Another study, published by the Journal of Hepatology on July 28, assessed etiologies and outcomes of acute kidney injury (AKI) in hospitalized patients with cirrhosis. The retrospective cohort study included 2,063 consecutive patients with AKI and cirrhosis treated at any of 11 hospital networks in 2019. The most common AKI etiology was prerenal AKI (44.3%), followed by acute tubular necrosis (ATN; 30.4%) and hepatorenal syndrome (HRS; 12.1%); 6.0% of patients had some other cause of AKI, and 7.2% couldn't be classified. The 90-day mortality rate was 36.5%; 8.1% of patients received a liver transplant. Patients with prerenal AKI had the lowest mortality rate (22.2% vs. 49.0% with HRS-AKI and 52.7% with ATN). In adjusted analyses, higher AKI stage and lack of complete response to treatment were associated with an increased risk of 90-day mortality (P<0.001 for both comparisons).

The study also looked at treatment, finding that 66.5% of patients were treated with IV albumin during their admission. Vasoconstrictors for HRS were used most often in HRS-AKI (77.1% vs. 21.5% of patients with prerenal AKI and 49.0% with ATN), while vasopressors for shock were used most commonly in ATN (52.7% vs. 14.2% in prerenal AKI and 33.6% in HRS-AKI). The study authors called the variation in use of therapies between etiologies “notable.” They described their study as the largest and first consecutive, fully adjudicated cohort study in this population. “These data establish a baseline for U.S. patients as we anticipate optimization and implementation of newly available vasoconstrictors in this population,” they wrote.

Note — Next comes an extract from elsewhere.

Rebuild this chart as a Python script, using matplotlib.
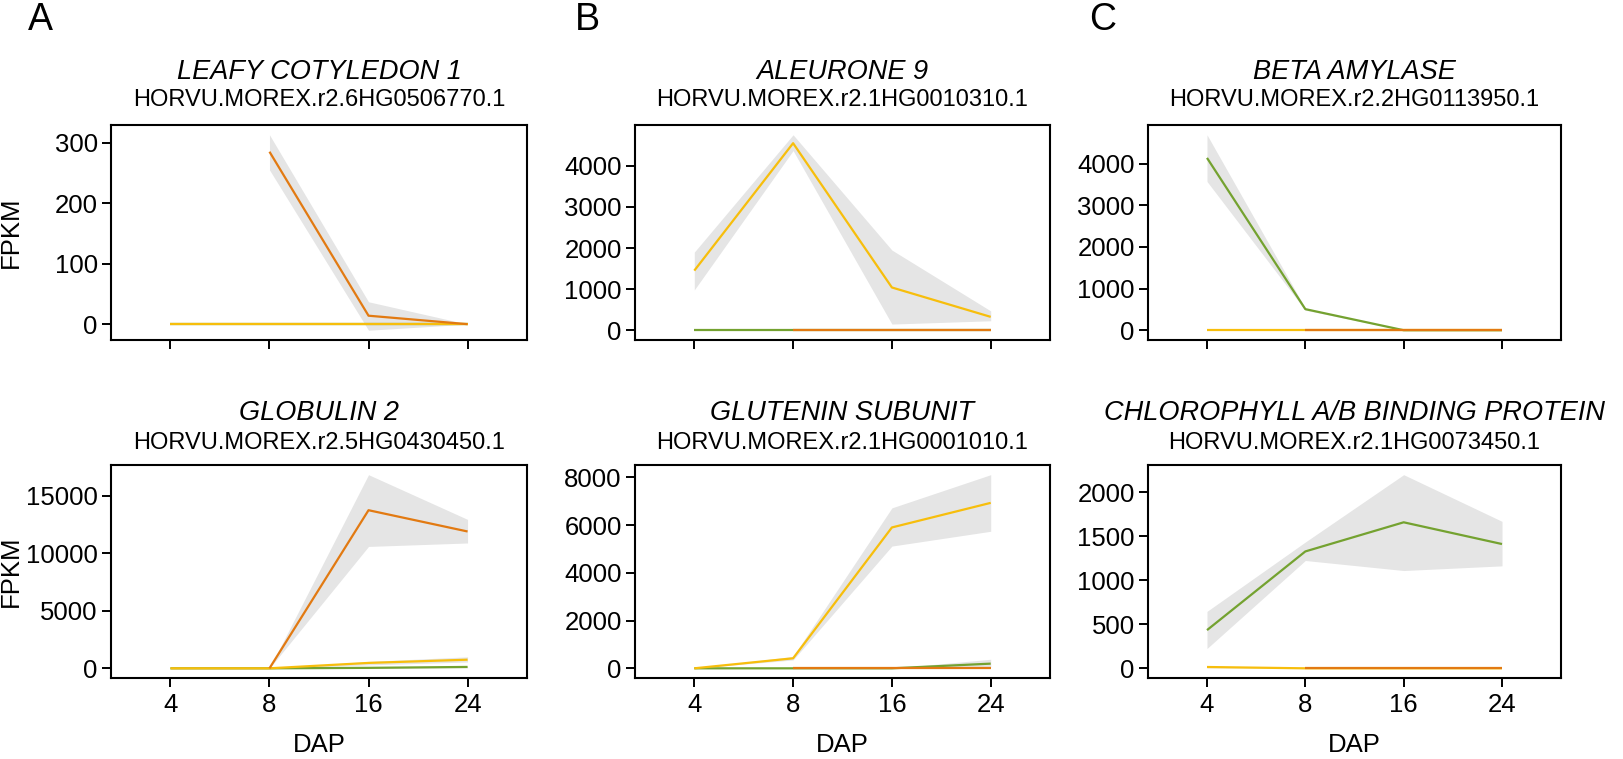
import numpy as np
import matplotlib
matplotlib.use('Agg')
import matplotlib.pyplot as plt

plt.rcParams['font.family'] = ['Liberation Sans', 'DejaVu Sans']

nan = np.nan

# DAP categories and tissue order (rows of each array below)
dap_labels = ['4', '8', '16', '24']
tissues = ['pericarp', 'endosperm', 'embryo']
tissue_colors = ['#74A230', '#F7BE0C', '#E27A12']

gene_names = ['LEAFY COTYLEDON 1', 'ALEURONE 9', 'BETA AMYLASE',
              'GLOBULIN 2', 'GLUTENIN SUBUNIT', 'CHLOROPHYLL A/B BINDING PROTEIN']
gene_ids = ['HORVU.MOREX.r2.6HG0506770.1', 'HORVU.MOREX.r2.1HG0010310.1',
            'HORVU.MOREX.r2.2HG0113950.1', 'HORVU.MOREX.r2.5HG0430450.1',
            'HORVU.MOREX.r2.1HG0001010.1', 'HORVU.MOREX.r2.1HG0073450.1']
yticks = [[0, 100, 200, 300], [0, 1000, 2000, 3000, 4000], [0, 1000, 2000, 3000, 4000],
          [0, 5000, 10000, 15000], [0, 2000, 4000, 6000, 8000], [0, 500, 1000, 1500, 2000]]

# mean FPKM and ribbon (lower / upper), rows = pericarp, endosperm, embryo
lec1_mean = [[0, 0, 0, 0], [0, 0, 0, 0], [nan, 285, 14, 0]]
lec1_lo = [[0, 0, 0, 0], [0, 0, 0, 0], [nan, 255, -10, 0]]
lec1_hi = [[0, 0, 0, 0], [0, 0, 0, 0], [nan, 313, 37, 0]]

ale9_mean = [[0, 0, 0, 0], [1450, 4550, 1040, 325], [nan, 0, 0, 0]]
ale9_lo = [[0, 0, 0, 0], [980, 4370, 150, 230], [nan, 0, 0, 0]]
ale9_hi = [[0, 0, 0, 0], [1900, 4755, 1950, 470], [nan, 0, 0, 0]]

bamy_mean = [[4135, 506, 0, 0], [0, 0, 0, 0], [nan, 0, 0, 0]]
bamy_lo = [[3570, 480, 0, 0], [0, 0, 0, 0], [nan, 0, 0, 0]]
bamy_hi = [[4690, 530, 0, 0], [0, 0, 0, 0], [nan, 0, 0, 0]]

glob2_mean = [[0, 0, 40, 120], [0, 0, 470, 750], [nan, 0, 13750, 11900]]
glob2_lo = [[0, 0, 0, 40], [0, 0, 300, 550], [nan, 0, 10600, 10900]]
glob2_hi = [[0, 0, 80, 200], [0, 0, 600, 1000], [nan, 0, 16840, 12950]]

glu_mean = [[0, 0, 0, 196], [0, 420, 5900, 6930], [nan, 0, 0, 0]]
glu_lo = [[0, 0, 0, 50], [0, 350, 5120, 5740], [nan, 0, 0, 0]]
glu_hi = [[0, 0, 0, 380], [0, 500, 6720, 8110], [nan, 0, 0, 0]]

cab_mean = [[434, 1328, 1659, 1412], [15, 0, 0, 0], [nan, 0, 0, 0]]
cab_lo = [[225, 1225, 1111, 1164], [5, 0, 0, 0], [nan, 0, 0, 0]]
cab_hi = [[647, 1435, 2200, 1670], [25, 0, 0, 0], [nan, 0, 0, 0]]

means = [lec1_mean, ale9_mean, bamy_mean, glob2_mean, glu_mean, cab_mean]
lows = [lec1_lo, ale9_lo, bamy_lo, glob2_lo, glu_lo, cab_lo]
highs = [lec1_hi, ale9_hi, bamy_hi, glob2_hi, glu_hi, cab_hi]

W, H = 1624, 759
fig = plt.figure(figsize=(W / 100, H / 100), dpi=100)

# panel boxes in pixels
col_x = [(111, 527), (635, 1050), (1148, 1561)]
row_y = [(125, 340), (465, 678)]
title_off = [(53, 25), (52, 22)]  # px above panel top: italic name, gene id

for i in range(6):
    r, c = divmod(i, 3)
    x0, x1 = col_x[c]
    y0, y1 = row_y[r]
    ax = fig.add_axes([x0 / W, 1 - y1 / H, (x1 - x0) / W, (y1 - y0) / H])
    x = np.arange(len(dap_labels))
    m = np.array(means[i], dtype=float)
    lo = np.array(lows[i], dtype=float)
    hi = np.array(highs[i], dtype=float)
    for t in range(len(tissues)):
        ok = ~np.isnan(m[t])
        ax.fill_between(x[ok], lo[t][ok], hi[t][ok], color='#E5E5E5', lw=0, zorder=1)
    for t in range(len(tissues)):
        ok = ~np.isnan(m[t])
        ax.plot(x[ok], m[t][ok], color=tissue_colors[t], lw=1.6, zorder=3,
                solid_capstyle='butt')

    # ggplot-like 5% expansion
    vmin = np.nanmin(np.concatenate([lo.ravel(), m.ravel()]))
    vmax = np.nanmax(np.concatenate([hi.ravel(), m.ravel()]))
    span = vmax - vmin
    ax.set_ylim(vmin - 0.05 * span, vmax + 0.05 * span)
    ax.set_xlim(-0.6, 3.6)
    ax.set_yticks(yticks[i])
    ax.set_xticks(x)
    if r == 1:
        ax.set_xticklabels(dap_labels)
        ax.set_xlabel('DAP', fontsize=18.5, labelpad=11)
    else:
        ax.set_xticklabels([])
    for s in ax.spines.values():
        s.set_linewidth(1.5)
    ax.tick_params(axis='both', length=6.5, width=1.4, labelsize=18.5, color='black')
    ax.tick_params(axis='y', pad=3)
    ax.tick_params(axis='x', pad=4.5)

    cx = (x0 + x1) / 2 / W
    fig.text(cx, 1 - (y0 - title_off[r][0]) / H, gene_names[i], ha='center',
             va='center', fontsize=19.5, style='italic')
    fig.text(cx, 1 - (y0 - title_off[r][1]) / H, gene_ids[i], ha='center',
             va='center', fontsize=17)

# shared y labels, aligned like the reference
for y0, y1 in row_y:
    fig.text(11 / W, 1 - (y0 + y1) / 2 / H, 'FPKM', rotation=90, ha='center',
             va='center', fontsize=18.5)

for lab, px in zip(['A', 'B', 'C'], [40, 587, 1103]):
    fig.text(px / W, 1 - 20 / H, lab, ha='center', va='center', fontsize=27)

fig.savefig('out.png', dpi=100)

Finally, a small study, published by JMIR Human Factors on Aug. 15, tested a method for improving health literacy in patients with decompensated cirrhosis at hospitals and liver clinics. The Australian study used Lucy LiverBot, a beta prototype chatbot. The 20 participating patients were allowed to freely interact with the bot on a tablet under moderator observation. At baseline, 35% reported having difficulty reading and understanding written medical information. The participants actively engaged with the bot and identified it as a potential educational tool that could also act as a social companion to improve well-being. In qualitative interviews, participants suggested that the bot could provide improvements in mental health and well-being and that it would be most useful at the time of diagnosis. The bot requires additional study but “may have the potential to extend its disease specific content to directly address mental well-being” and “fill a gap in the provision of health care to this group of complex chronic disease patients,” the study authors said.